The only real difference from ordinary Pthreads code is the coprthr_setdevice() call that attaches the device descriptor dd to the attribute used for thread creation:

Many other features exist that ease the process of writing low-level code for Parallella. More information can be found in the COPRTHR API Reference. Please note that the API should be considered a “preview” at this time since the full specification and implementation has not yet been finalized. However, what is implemented should be sufficient to explore whether the API may be useful for a given project.
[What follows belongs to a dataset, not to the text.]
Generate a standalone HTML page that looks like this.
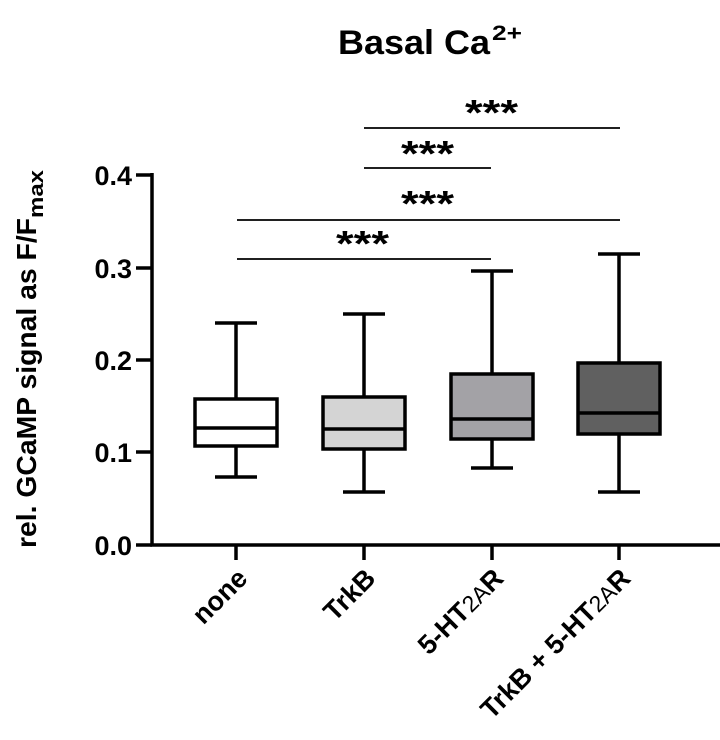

As we finalize the API, any feedback received from the community would be greatly appreciated.

3 Comments

  • Any news on when the API specifications will be finalized? Thanks!

  • David Richie says:

    I do not expect any significant changes from what is there. Any modifications would arise from testing an implementation for Intel Phi and requirements of STDCL-2 which is being implemented now. There may be some feedback from all of this, I cannot say for certain, but it would appear in a version 2 release of COPRTHR SDK. The API you find now with version 1.6 will be modified only if absolutely necessary if something is found to be unworkable, and support for 1.6 will continue so if features are found to be unimplemented, send a note to request fixes and we will try to address them. Hope that helps.